AltspaceVR offers event replays

AltspaceVR, a pioneering social virtual reality platform, announced today that it will be now offering virtual reality replays of live events.

The full virtual reality environment is recorded, as well as the performances, so that future visitors will be able to experience the event as if they were there.

Eric Romo
Eric Romo

“You can have the same experience,” said AltspaceVR CEO Eric Romo. “Any viewing angle. You can move around the room — it’s exactly the same experience.”

If several people are attending the event replay at the same time, they can also interact with one another.

“We’ll be doing a marathon of past events at scheduled times,” Romo told Hypergrid Business. “We think the social interaction is the best part.”

Recent live events in AltspaceVR have featured comedians Drew Carey, Duncan Trussell, and Reggie Watts, Rick & Morty producer Justin Roiland, NBC weather anchor Al Roker and NBC political journalist Chuck Todd.

The marathon is scheduled for Friday, November 11. The AltspaceVR event schedule is here.


The new replay functionality will also allow the company to make events accessible to a wider geographical audience, he added.

Currently, many events are scheduled for the convenience of people on the west coast of the U.S., since that is where the company, and many of its customers, are based.

“But we have tons of users in Europe — 30 plus percent are in the EU,” Romo said. “We have a big community there of people who would love to attend these events but its not practical for them.”

Floating emojis from the live event are shown in the recorded virtual reality playback. (Image courtesy AltspaceVR.)
Floating emojis from the live event are shown in the recorded virtual reality playback. (Image courtesy AltspaceVR.)

The virtual reality recording also captures audience sentiment in the form of the virtual emojis shared by the original live audience, he said. However, audience members themselves are not recorded, and neither are videos or slides presented during the event.

“It’s important to maintain people’s privacy and not record them without them knowing,” he said.

However, in the future, AltspaceVR also plans to offer the ability to record business and training events. At that point, participants could be recorded, with their permission. And the company is currently evaluating how to record slides, videos and other embedded content.

Saving copies of slides and videos may be the best option for some events, but it could also create licensing issues, and force AltspaceVR to become a document and video management company. Linking to an external video on YouTube or a slide presentation on a slide sharing site might work for other events, but if the video or slideshow is taken down or updated, it might not longer match the presentation itself.

“We’re experimenting back and forth to see what the right way to support it is,” Romo said.

Meanwhile, the company is focusing mostly on the consumer market, rather than enterprise applications, he added.

“Right now, the folks who are making headsets are all really squarely focused on the consumer,” he said.

AltspaceVR currently runs on the HTC Vive, the Oculus Rift, and Samsung Gear VR platforms.

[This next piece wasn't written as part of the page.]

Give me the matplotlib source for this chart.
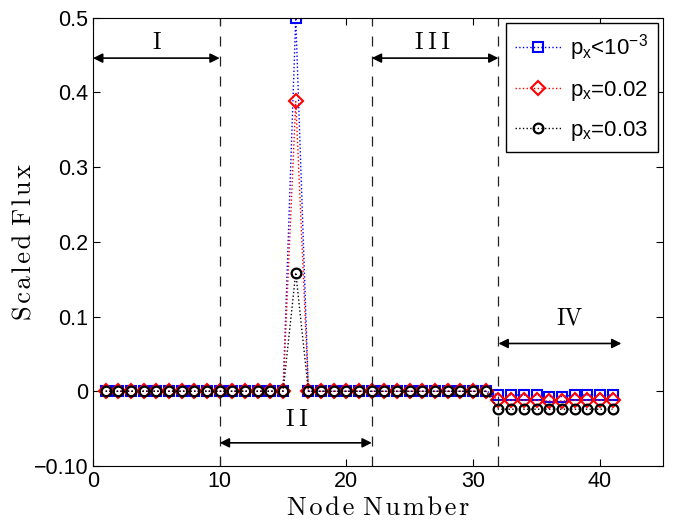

Google's Daydream Veiw headset was released today. (Image courtesy Google.)
Google’s Daydream Veiw headset was released today. (Image courtesy Google.)

There is currently no support for other mobile-based headsets, like Google Cardboard. However, there are plans to offer support for Google’s newly-released Daydream VR.

“We don’t have a date for launch yet, but it’s absolutely super important for us to be on their platform,” he said.

The company is also keeping an eye out on Microsoft’s efforts in this space, since there are some early indications that the company is seriously looking at the enterprise market.

“If they had a way to support virtual reality headsets with the normal laptops that you would see in the enterprise, that would be an interesting angle,” he said.

He added that Microsoft is expected to release more details next month.

When AltspaceVR begins offering more features for enterprise users, the avatars will need to be updated as well. Currently, the avatars are cartoonish.

“The word we tend to use is ‘stylized,'” Romo said. “I would be the first to admit that I do not know what works in a business setting in a virtual reality. We definitely want to support a lot of options that would work in a business setting.”

AltspaceVR is the first social virtual reality platform to offer event recordings. However, vAcademia, a Russian virtual world environment platform serving the education market, offered a similar feature in 2011. Unlike AltspaceVR, however, vAcademia is not accessible via virtual reality headsets but only via a desktop application.